● What to work on: Output the material beneath this task exactly, images excluded.

● Material:
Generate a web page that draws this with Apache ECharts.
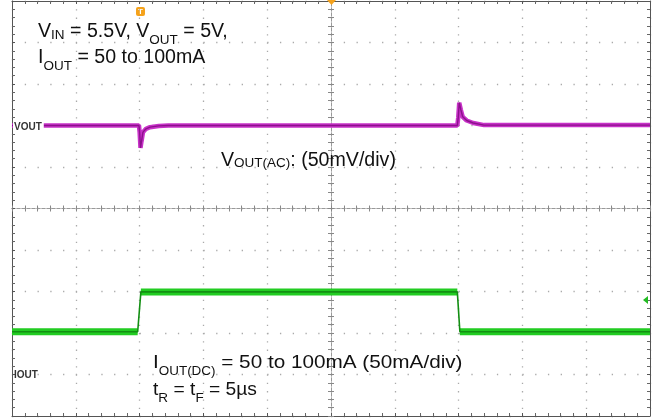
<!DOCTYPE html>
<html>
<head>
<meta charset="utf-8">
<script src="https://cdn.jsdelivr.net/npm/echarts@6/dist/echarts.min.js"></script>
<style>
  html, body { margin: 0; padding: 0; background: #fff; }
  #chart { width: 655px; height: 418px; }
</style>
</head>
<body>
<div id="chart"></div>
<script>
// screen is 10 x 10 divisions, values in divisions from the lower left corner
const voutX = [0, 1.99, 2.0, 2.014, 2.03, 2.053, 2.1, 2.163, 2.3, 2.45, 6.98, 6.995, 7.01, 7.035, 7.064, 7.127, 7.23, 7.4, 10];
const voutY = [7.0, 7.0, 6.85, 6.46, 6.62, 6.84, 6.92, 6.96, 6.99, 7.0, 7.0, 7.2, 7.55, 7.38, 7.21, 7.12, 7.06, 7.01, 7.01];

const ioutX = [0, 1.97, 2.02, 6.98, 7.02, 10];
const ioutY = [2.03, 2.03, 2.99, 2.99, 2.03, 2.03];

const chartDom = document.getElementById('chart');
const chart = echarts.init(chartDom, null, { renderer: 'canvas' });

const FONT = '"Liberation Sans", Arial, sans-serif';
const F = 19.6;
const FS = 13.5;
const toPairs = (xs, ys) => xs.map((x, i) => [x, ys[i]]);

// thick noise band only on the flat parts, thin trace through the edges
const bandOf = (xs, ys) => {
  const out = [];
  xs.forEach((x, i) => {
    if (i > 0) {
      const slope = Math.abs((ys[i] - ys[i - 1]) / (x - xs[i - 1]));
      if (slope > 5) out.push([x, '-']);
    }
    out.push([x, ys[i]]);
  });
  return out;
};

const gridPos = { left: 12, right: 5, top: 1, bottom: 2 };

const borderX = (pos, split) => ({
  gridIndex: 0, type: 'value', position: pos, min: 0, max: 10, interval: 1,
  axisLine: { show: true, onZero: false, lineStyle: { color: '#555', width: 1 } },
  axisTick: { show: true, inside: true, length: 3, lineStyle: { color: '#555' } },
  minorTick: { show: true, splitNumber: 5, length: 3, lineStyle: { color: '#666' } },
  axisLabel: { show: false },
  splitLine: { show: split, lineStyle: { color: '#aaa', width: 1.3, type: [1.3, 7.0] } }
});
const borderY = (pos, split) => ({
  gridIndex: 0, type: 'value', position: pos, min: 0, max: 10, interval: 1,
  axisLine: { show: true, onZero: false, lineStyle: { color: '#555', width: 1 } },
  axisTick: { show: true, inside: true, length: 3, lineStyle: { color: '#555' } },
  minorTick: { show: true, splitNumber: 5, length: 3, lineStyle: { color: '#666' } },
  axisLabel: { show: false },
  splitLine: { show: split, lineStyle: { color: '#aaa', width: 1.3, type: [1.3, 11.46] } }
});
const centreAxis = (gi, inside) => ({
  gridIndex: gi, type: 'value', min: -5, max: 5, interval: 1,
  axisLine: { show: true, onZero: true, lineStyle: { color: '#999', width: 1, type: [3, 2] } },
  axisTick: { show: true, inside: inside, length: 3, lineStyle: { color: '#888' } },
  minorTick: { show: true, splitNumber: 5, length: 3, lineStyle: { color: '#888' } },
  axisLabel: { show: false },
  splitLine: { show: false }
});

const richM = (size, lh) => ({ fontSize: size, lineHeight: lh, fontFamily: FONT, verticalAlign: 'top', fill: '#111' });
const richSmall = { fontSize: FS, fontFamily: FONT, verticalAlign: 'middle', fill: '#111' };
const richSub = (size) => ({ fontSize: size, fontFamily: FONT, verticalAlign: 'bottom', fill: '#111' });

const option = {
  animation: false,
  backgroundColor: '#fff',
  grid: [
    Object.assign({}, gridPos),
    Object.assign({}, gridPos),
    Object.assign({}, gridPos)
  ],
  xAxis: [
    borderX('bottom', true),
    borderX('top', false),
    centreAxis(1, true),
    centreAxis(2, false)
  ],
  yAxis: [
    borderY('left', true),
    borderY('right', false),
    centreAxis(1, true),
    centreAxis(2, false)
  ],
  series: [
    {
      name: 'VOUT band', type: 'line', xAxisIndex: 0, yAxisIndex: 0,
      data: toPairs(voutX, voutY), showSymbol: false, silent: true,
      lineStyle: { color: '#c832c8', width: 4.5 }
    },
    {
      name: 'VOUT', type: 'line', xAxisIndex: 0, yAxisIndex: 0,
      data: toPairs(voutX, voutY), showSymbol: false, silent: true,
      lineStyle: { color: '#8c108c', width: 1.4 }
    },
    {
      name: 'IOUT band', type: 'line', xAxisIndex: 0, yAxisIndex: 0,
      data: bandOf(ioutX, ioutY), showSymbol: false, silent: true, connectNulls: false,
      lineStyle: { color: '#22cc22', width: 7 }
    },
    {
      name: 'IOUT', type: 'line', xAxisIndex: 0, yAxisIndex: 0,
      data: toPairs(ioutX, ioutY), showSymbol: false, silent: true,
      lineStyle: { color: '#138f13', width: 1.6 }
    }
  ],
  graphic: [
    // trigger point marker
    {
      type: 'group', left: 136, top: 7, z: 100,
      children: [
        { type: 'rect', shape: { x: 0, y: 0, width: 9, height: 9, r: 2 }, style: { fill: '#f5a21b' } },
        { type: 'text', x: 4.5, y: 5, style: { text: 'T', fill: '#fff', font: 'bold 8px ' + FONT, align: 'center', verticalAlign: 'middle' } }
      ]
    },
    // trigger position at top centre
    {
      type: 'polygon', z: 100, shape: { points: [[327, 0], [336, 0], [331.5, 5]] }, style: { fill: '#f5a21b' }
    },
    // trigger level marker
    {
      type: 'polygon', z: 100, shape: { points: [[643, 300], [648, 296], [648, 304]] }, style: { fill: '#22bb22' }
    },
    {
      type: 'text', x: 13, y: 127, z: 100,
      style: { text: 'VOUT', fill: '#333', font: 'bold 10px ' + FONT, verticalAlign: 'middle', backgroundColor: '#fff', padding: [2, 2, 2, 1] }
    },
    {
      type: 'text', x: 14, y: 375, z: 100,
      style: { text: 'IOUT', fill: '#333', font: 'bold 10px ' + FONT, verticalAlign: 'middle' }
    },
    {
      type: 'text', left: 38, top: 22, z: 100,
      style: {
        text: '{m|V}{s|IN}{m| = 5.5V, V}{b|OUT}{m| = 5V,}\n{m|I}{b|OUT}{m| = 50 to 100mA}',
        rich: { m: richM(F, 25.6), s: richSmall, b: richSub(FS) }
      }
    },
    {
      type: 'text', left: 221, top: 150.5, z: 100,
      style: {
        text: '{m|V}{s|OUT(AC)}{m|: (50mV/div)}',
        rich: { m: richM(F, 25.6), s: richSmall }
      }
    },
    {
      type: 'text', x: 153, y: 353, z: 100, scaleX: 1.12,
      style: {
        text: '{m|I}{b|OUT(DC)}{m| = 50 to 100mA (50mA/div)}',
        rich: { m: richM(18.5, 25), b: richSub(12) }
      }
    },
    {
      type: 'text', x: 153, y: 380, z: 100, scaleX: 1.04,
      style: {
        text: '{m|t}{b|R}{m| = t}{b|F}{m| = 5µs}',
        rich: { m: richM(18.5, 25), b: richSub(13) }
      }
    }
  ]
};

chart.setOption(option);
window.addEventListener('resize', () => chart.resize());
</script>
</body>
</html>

● Task output:
Generate a web page that draws this with Apache ECharts.
<!DOCTYPE html>
<html>
<head>
<meta charset="utf-8">
<script src="https://cdn.jsdelivr.net/npm/echarts@6/dist/echarts.min.js"></script>
<style>
  html, body { margin: 0; padding: 0; background: #fff; }
  #chart { width: 655px; height: 418px; }
</style>
</head>
<body>
<div id="chart"></div>
<script>
// screen is 10 x 10 divisions, values in divisions from the lower left corner
const voutX = [0, 1.99, 2.0, 2.014, 2.03, 2.053, 2.1, 2.163, 2.3, 2.45, 6.98, 6.995, 7.01, 7.035, 7.064, 7.127, 7.23, 7.4, 10];
const voutY = [7.0, 7.0, 6.85, 6.46, 6.62, 6.84, 6.92, 6.96, 6.99, 7.0, 7.0, 7.2, 7.55, 7.38, 7.21, 7.12, 7.06, 7.01, 7.01];

const ioutX = [0, 1.97, 2.02, 6.98, 7.02, 10];
const ioutY = [2.03, 2.03, 2.99, 2.99, 2.03, 2.03];

const chartDom = document.getElementById('chart');
const chart = echarts.init(chartDom, null, { renderer: 'canvas' });

const FONT = '"Liberation Sans", Arial, sans-serif';
const F = 19.6;
const FS = 13.5;
const toPairs = (xs, ys) => xs.map((x, i) => [x, ys[i]]);

// thick noise band only on the flat parts, thin trace through the edges
const bandOf = (xs, ys) => {
  const out = [];
  xs.forEach((x, i) => {
    if (i > 0) {
      const slope = Math.abs((ys[i] - ys[i - 1]) / (x - xs[i - 1]));
      if (slope > 5) out.push([x, '-']);
    }
    out.push([x, ys[i]]);
  });
  return out;
};

const gridPos = { left: 12, right: 5, top: 1, bottom: 2 };

const borderX = (pos, split) => ({
  gridIndex: 0, type: 'value', position: pos, min: 0, max: 10, interval: 1,
  axisLine: { show: true, onZero: false, lineStyle: { color: '#555', width: 1 } },
  axisTick: { show: true, inside: true, length: 3, lineStyle: { color: '#555' } },
  minorTick: { show: true, splitNumber: 5, length: 3, lineStyle: { color: '#666' } },
  axisLabel: { show: false },
  splitLine: { show: split, lineStyle: { color: '#aaa', width: 1.3, type: [1.3, 7.0] } }
});
const borderY = (pos, split) => ({
  gridIndex: 0, type: 'value', position: pos, min: 0, max: 10, interval: 1,
  axisLine: { show: true, onZero: false, lineStyle: { color: '#555', width: 1 } },
  axisTick: { show: true, inside: true, length: 3, lineStyle: { color: '#555' } },
  minorTick: { show: true, splitNumber: 5, length: 3, lineStyle: { color: '#666' } },
  axisLabel: { show: false },
  splitLine: { show: split, lineStyle: { color: '#aaa', width: 1.3, type: [1.3, 11.46] } }
});
const centreAxis = (gi, inside) => ({
  gridIndex: gi, type: 'value', min: -5, max: 5, interval: 1,
  axisLine: { show: true, onZero: true, lineStyle: { color: '#999', width: 1, type: [3, 2] } },
  axisTick: { show: true, inside: inside, length: 3, lineStyle: { color: '#888' } },
  minorTick: { show: true, splitNumber: 5, length: 3, lineStyle: { color: '#888' } },
  axisLabel: { show: false },
  splitLine: { show: false }
});

const richM = (size, lh) => ({ fontSize: size, lineHeight: lh, fontFamily: FONT, verticalAlign: 'top', fill: '#111' });
const richSmall = { fontSize: FS, fontFamily: FONT, verticalAlign: 'middle', fill: '#111' };
const richSub = (size) => ({ fontSize: size, fontFamily: FONT, verticalAlign: 'bottom', fill: '#111' });

const option = {
  animation: false,
  backgroundColor: '#fff',
  grid: [
    Object.assign({}, gridPos),
    Object.assign({}, gridPos),
    Object.assign({}, gridPos)
  ],
  xAxis: [
    borderX('bottom', true),
    borderX('top', false),
    centreAxis(1, true),
    centreAxis(2, false)
  ],
  yAxis: [
    borderY('left', true),
    borderY('right', false),
    centreAxis(1, true),
    centreAxis(2, false)
  ],
  series: [
    {
      name: 'VOUT band', type: 'line', xAxisIndex: 0, yAxisIndex: 0,
      data: toPairs(voutX, voutY), showSymbol: false, silent: true,
      lineStyle: { color: '#c832c8', width: 4.5 }
    },
    {
      name: 'VOUT', type: 'line', xAxisIndex: 0, yAxisIndex: 0,
      data: toPairs(voutX, voutY), showSymbol: false, silent: true,
      lineStyle: { color: '#8c108c', width: 1.4 }
    },
    {
      name: 'IOUT band', type: 'line', xAxisIndex: 0, yAxisIndex: 0,
      data: bandOf(ioutX, ioutY), showSymbol: false, silent: true, connectNulls: false,
      lineStyle: { color: '#22cc22', width: 7 }
    },
    {
      name: 'IOUT', type: 'line', xAxisIndex: 0, yAxisIndex: 0,
      data: toPairs(ioutX, ioutY), showSymbol: false, silent: true,
      lineStyle: { color: '#138f13', width: 1.6 }
    }
  ],
  graphic: [
    // trigger point marker
    {
      type: 'group', left: 136, top: 7, z: 100,
      children: [
        { type: 'rect', shape: { x: 0, y: 0, width: 9, height: 9, r: 2 }, style: { fill: '#f5a21b' } },
        { type: 'text', x: 4.5, y: 5, style: { text: 'T', fill: '#fff', font: 'bold 8px ' + FONT, align: 'center', verticalAlign: 'middle' } }
      ]
    },
    // trigger position at top centre
    {
      type: 'polygon', z: 100, shape: { points: [[327, 0], [336, 0], [331.5, 5]] }, style: { fill: '#f5a21b' }
    },
    // trigger level marker
    {
      type: 'polygon', z: 100, shape: { points: [[643, 300], [648, 296], [648, 304]] }, style: { fill: '#22bb22' }
    },
    {
      type: 'text', x: 13, y: 127, z: 100,
      style: { text: 'VOUT', fill: '#333', font: 'bold 10px ' + FONT, verticalAlign: 'middle', backgroundColor: '#fff', padding: [2, 2, 2, 1] }
    },
    {
      type: 'text', x: 14, y: 375, z: 100,
      style: { text: 'IOUT', fill: '#333', font: 'bold 10px ' + FONT, verticalAlign: 'middle' }
    },
    {
      type: 'text', left: 38, top: 22, z: 100,
      style: {
        text: '{m|V}{s|IN}{m| = 5.5V, V}{b|OUT}{m| = 5V,}\n{m|I}{b|OUT}{m| = 50 to 100mA}',
        rich: { m: richM(F, 25.6), s: richSmall, b: richSub(FS) }
      }
    },
    {
      type: 'text', left: 221, top: 150.5, z: 100,
      style: {
        text: '{m|V}{s|OUT(AC)}{m|: (50mV/div)}',
        rich: { m: richM(F, 25.6), s: richSmall }
      }
    },
    {
      type: 'text', x: 153, y: 353, z: 100, scaleX: 1.12,
      style: {
        text: '{m|I}{b|OUT(DC)}{m| = 50 to 100mA (50mA/div)}',
        rich: { m: richM(18.5, 25), b: richSub(12) }
      }
    },
    {
      type: 'text', x: 153, y: 380, z: 100, scaleX: 1.04,
      style: {
        text: '{m|t}{b|R}{m| = t}{b|F}{m| = 5µs}',
        rich: { m: richM(18.5, 25), b: richSub(13) }
      }
    }
  ]
};

chart.setOption(option);
window.addEventListener('resize', () => chart.resize());
</script>
</body>
</html>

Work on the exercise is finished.